==== Collected data ====

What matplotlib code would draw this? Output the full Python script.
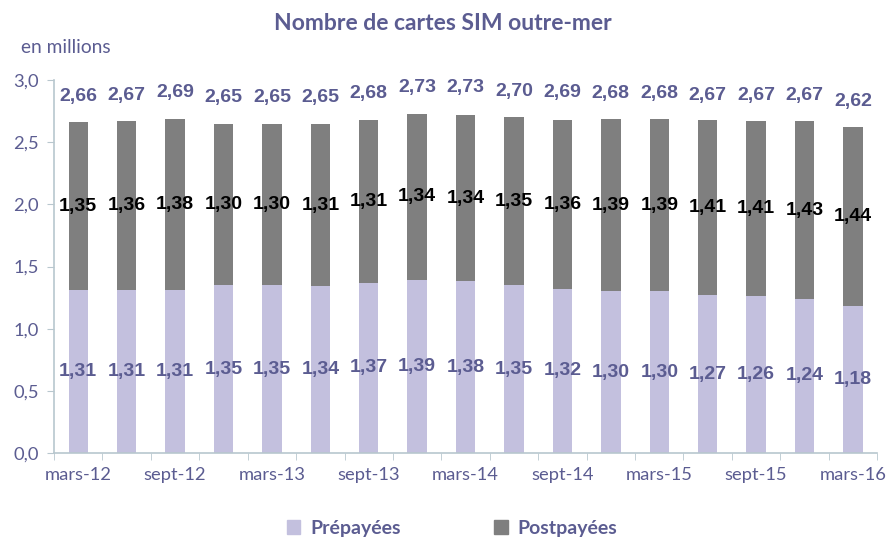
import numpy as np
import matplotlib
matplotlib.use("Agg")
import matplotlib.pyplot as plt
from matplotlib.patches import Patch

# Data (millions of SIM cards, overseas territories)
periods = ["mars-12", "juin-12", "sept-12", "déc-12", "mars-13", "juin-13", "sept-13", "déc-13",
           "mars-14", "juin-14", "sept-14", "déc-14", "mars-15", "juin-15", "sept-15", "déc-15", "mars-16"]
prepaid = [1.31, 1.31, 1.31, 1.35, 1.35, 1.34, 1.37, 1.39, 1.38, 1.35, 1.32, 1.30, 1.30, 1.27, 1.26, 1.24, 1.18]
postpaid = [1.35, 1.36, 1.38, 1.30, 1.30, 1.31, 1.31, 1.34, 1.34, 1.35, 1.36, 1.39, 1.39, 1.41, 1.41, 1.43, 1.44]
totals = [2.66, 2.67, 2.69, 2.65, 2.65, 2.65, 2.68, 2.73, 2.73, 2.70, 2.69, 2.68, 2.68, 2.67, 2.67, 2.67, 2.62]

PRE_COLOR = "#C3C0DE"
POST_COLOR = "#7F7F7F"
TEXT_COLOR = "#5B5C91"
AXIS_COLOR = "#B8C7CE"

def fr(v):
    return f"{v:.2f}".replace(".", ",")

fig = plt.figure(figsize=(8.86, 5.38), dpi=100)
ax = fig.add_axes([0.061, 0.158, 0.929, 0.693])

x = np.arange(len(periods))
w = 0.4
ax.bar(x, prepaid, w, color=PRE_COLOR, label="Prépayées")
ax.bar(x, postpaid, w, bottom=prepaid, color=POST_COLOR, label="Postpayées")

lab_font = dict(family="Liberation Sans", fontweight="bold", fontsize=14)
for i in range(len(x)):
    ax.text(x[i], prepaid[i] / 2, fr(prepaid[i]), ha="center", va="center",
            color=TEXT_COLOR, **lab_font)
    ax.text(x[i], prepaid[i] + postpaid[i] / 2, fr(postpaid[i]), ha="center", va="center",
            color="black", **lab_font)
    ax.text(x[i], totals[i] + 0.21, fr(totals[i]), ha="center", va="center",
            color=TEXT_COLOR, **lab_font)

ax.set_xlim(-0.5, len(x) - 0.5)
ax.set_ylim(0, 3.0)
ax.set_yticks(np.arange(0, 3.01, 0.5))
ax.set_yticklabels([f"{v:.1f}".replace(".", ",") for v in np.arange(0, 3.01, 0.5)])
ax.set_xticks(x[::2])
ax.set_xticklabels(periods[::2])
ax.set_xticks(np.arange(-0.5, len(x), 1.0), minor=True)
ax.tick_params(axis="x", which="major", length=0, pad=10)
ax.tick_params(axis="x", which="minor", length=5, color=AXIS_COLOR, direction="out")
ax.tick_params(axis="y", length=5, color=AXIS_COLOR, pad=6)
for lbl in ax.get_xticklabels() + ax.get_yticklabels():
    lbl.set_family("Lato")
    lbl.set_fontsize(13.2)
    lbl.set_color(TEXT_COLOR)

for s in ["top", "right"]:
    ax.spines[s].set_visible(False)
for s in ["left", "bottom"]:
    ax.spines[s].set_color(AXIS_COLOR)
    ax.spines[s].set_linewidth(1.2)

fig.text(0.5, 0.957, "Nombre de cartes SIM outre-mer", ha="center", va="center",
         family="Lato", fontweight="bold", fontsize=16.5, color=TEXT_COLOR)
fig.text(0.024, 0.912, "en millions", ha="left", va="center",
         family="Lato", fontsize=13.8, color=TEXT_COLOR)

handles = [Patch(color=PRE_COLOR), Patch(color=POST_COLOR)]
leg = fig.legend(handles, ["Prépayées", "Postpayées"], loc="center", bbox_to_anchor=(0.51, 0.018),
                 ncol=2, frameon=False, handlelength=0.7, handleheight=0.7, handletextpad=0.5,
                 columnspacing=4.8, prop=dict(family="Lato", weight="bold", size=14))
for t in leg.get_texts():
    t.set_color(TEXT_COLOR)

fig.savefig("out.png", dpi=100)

====

Task objective -
Go from the first line of the data above to the line containing "from matplotlib.patches import Patch" and retype exactly those lines, both included, but none of the pictures.

Task answer -
What matplotlib code would draw this? Output the full Python script.
import numpy as np
import matplotlib
matplotlib.use("Agg")
import matplotlib.pyplot as plt
from matplotlib.patches import Patch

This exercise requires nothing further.